I beg to ask the First Lord of the Admiralty whether he is aware that a number of labourers employed at Deptford Victualling Yard are allowed to absent themselves from their employment on sick leave for periods ranging from four to sixteen weeks each year, during the whole of which time the men concerned are working for private employers; whether he will take action to prevent similar abuses in the future; and whether he will state the number of men who were absent from their duties at Deptford Victualling Yard during the last financial year for more than 21 days each?

THE FIRST LORD OF THE ADMIRALTY (Mr. G. J. GOSCHEN, St. George's, Hanover Square)
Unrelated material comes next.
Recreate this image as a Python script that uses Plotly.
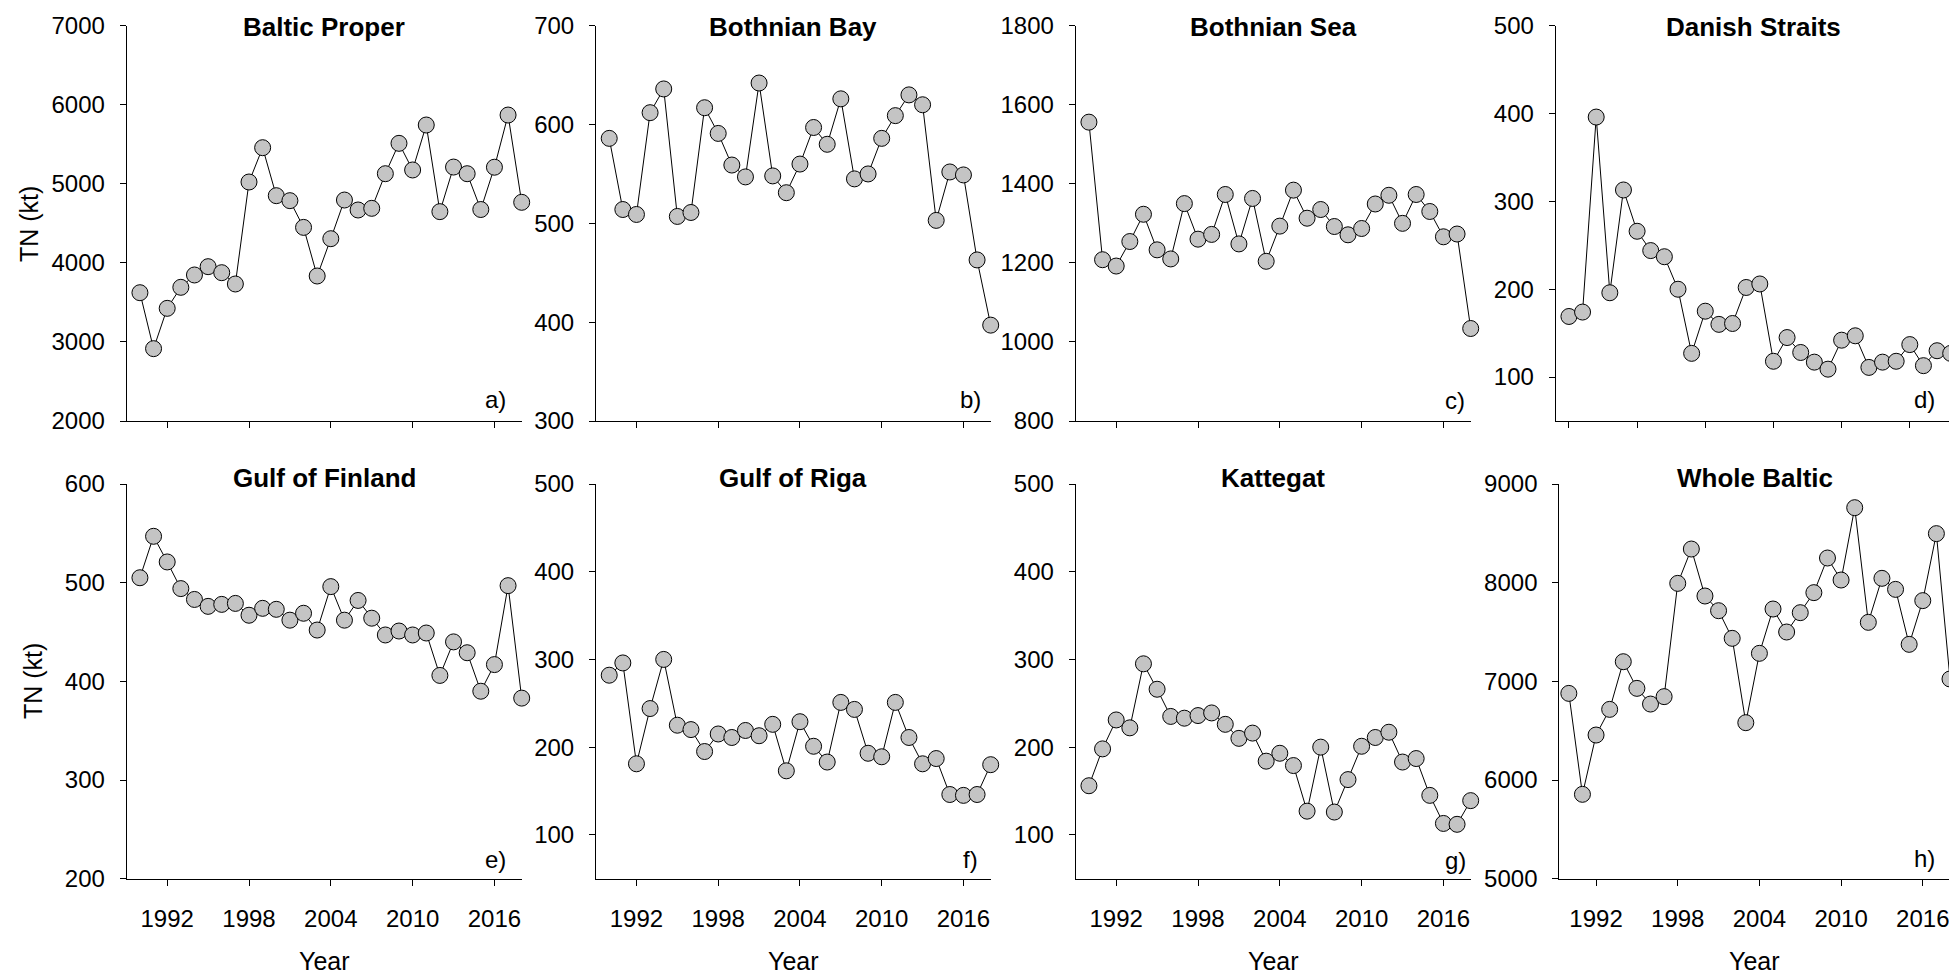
import plotly.graph_objects as go

# page is rendered with an 8px body margin: figure pixel = page pixel - 8
PAGE_W, PAGE_H = 1957, 974
OFF = 8
W, H = PAGE_W - OFF, PAGE_H - OFF


def fx(p):
    return (p - OFF) / W


def fy(p):
    return 1 - (p - OFF) / H


# ---------------- data ----------------
years = list(range(1990, 2019))

baltic_proper = [3623, 2915, 3425, 3691, 3847, 3952, 3876, 3733, 5023, 5457,
                 4850, 4787, 4449, 3834, 4306, 4795, 4669, 4690, 5128, 5512,
                 5175, 5744, 4648, 5212, 5128, 4675, 5210, 5870, 4766]
bothnian_bay = [586, 514, 509, 612, 636, 507, 511, 617, 591, 559,
                547, 642, 548, 531, 560, 597, 580, 626, 545, 550,
                586, 609, 630, 620, 503, 552, 549, 463, 397]
bothnian_sea = [1556, 1208, 1192, 1254, 1323, 1233, 1210, 1350, 1260, 1272,
                1373, 1248, 1363, 1204, 1293, 1384, 1313, 1335, 1292, 1271,
                1287, 1349, 1371, 1300, 1373, 1330, 1266, 1273, 1034]
danish_straits = [169, 174, 396, 196, 313, 266, 244, 237, 200, 127,
                  175, 160, 161, 202, 206, 118, 145, 128, 117, 109,
                  142, 147, 111, 117, 118, 137, 113, 130, 127]
gulf_of_finland = [505, 547, 521, 494, 483, 476, 478, 479, 467, 474,
                   473, 462, 469, 452, 496, 462, 482, 464, 447, 451,
                   447, 449, 406, 440, 429, 390, 417, 497, 383]
gulf_of_riga = [282, 296, 181, 244, 300, 225, 220, 195, 215, 211,
                219, 213, 226, 173, 229, 201, 183, 251, 243, 193,
                189, 251, 211, 181, 187, 146, 145, 146, 180]
kattegat = [156, 198, 231, 222, 295, 266, 235, 233, 236, 239,
            226, 210, 216, 184, 193, 179, 127, 200, 126, 163,
            201, 211, 217, 183, 187, 145, 113, 112, 139]
whole_baltic = [6878, 5855, 6456, 6716, 7199, 6929, 6770, 6845, 7993, 8341,
                7865, 7716, 7436, 6581, 7284, 7733, 7500, 7696, 7899, 8250,
                8027, 8760, 7598, 8044, 7932, 7375, 7818, 8497, 7024]

titles = ["Baltic Proper", "Bothnian Bay", "Bothnian Sea", "Danish Straits",
          "Gulf of Finland", "Gulf of Riga", "Kattegat", "Whole Baltic"]
letters = ["a)", "b)", "c)", "d)", "e)", "f)", "g)", "h)"]

yticks_a = [2000, 3000, 4000, 5000, 6000, 7000]
yticks_b = [300, 400, 500, 600, 700]
yticks_c = [800, 1000, 1200, 1400, 1600, 1800]
yticks_d = [100, 200, 300, 400, 500]
yticks_e = [200, 300, 400, 500, 600]
yticks_f = [100, 200, 300, 400, 500]
yticks_g = [100, 200, 300, 400, 500]
yticks_h = [5000, 6000, 7000, 8000, 9000]

xticks_main = [1992, 1998, 2004, 2010, 2016]
xticks_d = [1990, 1995, 2000, 2005, 2010, 2015]

series = [baltic_proper, bothnian_bay, bothnian_sea, danish_straits,
          gulf_of_finland, gulf_of_riga, kattegat, whole_baltic]
yticks = [yticks_a, yticks_b, yticks_c, yticks_d,
          yticks_e, yticks_f, yticks_g, yticks_h]

# ---------------- layout geometry (page pixels) ----------------
yranges = [[2000, 7000], [300, 700], [800, 1800], [50, 500],
           [200, 600], [50, 500], [50, 500], [5000, 9000]]
xdoms = [(126.7, 521.7), (596, 990.7), (1075.7, 1470.7), (1555.7, 1950.7),
         (126.7, 521.7), (596, 990.7), (1075.7, 1470.7), (1559.3, 1950)]
xranges = [[1989.03, 2018]] * 7 + [[1989.3, 2018]]
rows_px = [(25.7, 421), (484, 878.7)]

FONT = "Liberation Sans, Arial, sans-serif"

fig = go.Figure()
layout = dict(
    template="none",
    width=W, height=H,
    margin=dict(l=0, r=0, t=0, b=0, pad=0, autoexpand=False),
    paper_bgcolor="white", plot_bgcolor="white",
    showlegend=False,
    font=dict(family=FONT, size=24, color="black"),
)
annotations = []

for i in range(8):
    n = i + 1
    row = 0 if i < 4 else 1
    x0, x1 = xdoms[i]
    top, bot = rows_px[row]
    xa = "xaxis" if n == 1 else f"xaxis{n}"
    ya = "yaxis" if n == 1 else f"yaxis{n}"
    xref = "x" if n == 1 else f"x{n}"
    yref = "y" if n == 1 else f"y{n}"

    fig.add_trace(go.Scatter(
        x=years, y=series[i], mode="lines+markers",
        xaxis=xref, yaxis=yref, cliponaxis=False,
        line=dict(color="black", width=1),
        marker=dict(size=16, color="#c4c4c4",
                    line=dict(color="black", width=1)),
    ))

    xt = xticks_d if i == 3 else xticks_main
    layout[xa] = dict(
        domain=[fx(x0), fx(x1)], range=xranges[i], anchor=yref,
        automargin=False,
        showline=True, linecolor="black", linewidth=1,
        ticks="outside", ticklen=6, tickwidth=1, tickcolor="black",
        tickvals=xt, ticktext=[str(v) for v in xt],
        showticklabels=(row == 1), ticklabelstandoff=12,
        showgrid=False, zeroline=False, fixedrange=True,
        tickfont=dict(family=FONT, size=24, color="black"),
    )
    layout[ya] = dict(
        domain=[fy(bot), fy(top)], range=yranges[i], anchor=xref,
        automargin=False,
        showline=True, linecolor="black", linewidth=1,
        ticks="outside", ticklen=6, tickwidth=1, tickcolor="black",
        tickvals=yticks[i], ticktext=[str(v) for v in yticks[i]],
        ticklabelstandoff=10,
        showgrid=False, zeroline=False, fixedrange=True,
        tickfont=dict(family=FONT, size=24, color="black"),
    )

    # panel title
    title_y = 27 if row == 0 else 477.5
    annotations.append(dict(
        text="<b>" + titles[i] + "</b>", xref="paper", yref="paper",
        x=fx((x0 + x1) / 2), y=fy(title_y),
        xanchor="center", yanchor="middle", showarrow=False,
        font=dict(family=FONT, size=26, color="black"),
    ))

letter_pos = [(508.3, 399), (983.3, 399), (1466.7, 401), (1937.3, 399),
              (508.5, 859), (980, 859), (1468.3, 860), (1937.3, 858)]
for i, (lx, ly) in enumerate(letter_pos):
    annotations.append(dict(
        text=letters[i], xref="paper", yref="paper",
        x=fx(lx), y=fy(ly), xanchor="right", yanchor="middle",
        showarrow=False, font=dict(family=FONT, size=24, color="black"),
    ))

# y-axis titles
for cx, cy in [(29, 224), (33, 681)]:
    annotations.append(dict(
        text="TN (kt)", xref="paper", yref="paper",
        x=fx(cx), y=fy(cy), xanchor="center", yanchor="middle",
        textangle=-90, showarrow=False,
        font=dict(family=FONT, size=25, color="black"),
    ))

# x-axis titles
for i in range(4, 8):
    x0, x1 = xdoms[i]
    annotations.append(dict(
        text="Year", xref="paper", yref="paper",
        x=fx((x0 + x1) / 2), y=fy(960.5),
        xanchor="center", yanchor="middle", showarrow=False,
        font=dict(family=FONT, size=25, color="black"),
    ))

layout["annotations"] = annotations
fig.update_layout(**layout)
fig.write_html("out.html")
There is no reason to suspect that the facts are as alleged in the Question. Twelve labourers employed in the Victualling Yard were on the sick list during the past financial year for periods of four weeks and upwards, and the nature of their complaints in the majority of cases would seem to preclude the possibility of their working as suggested. Any labourer wilfully remaining on the sick list when fit to resume work at the yard would render himself liable to dismissal. It may be added that labourers are not allowed any portion of their pay when absent on account of sickness. The number of labourers absent from the Victualling Yard during 1898–9 for more than 21 days each was 43. Each man is entitled by the regulations to be absent without pay for 14-days annually, which may be increased in special cases.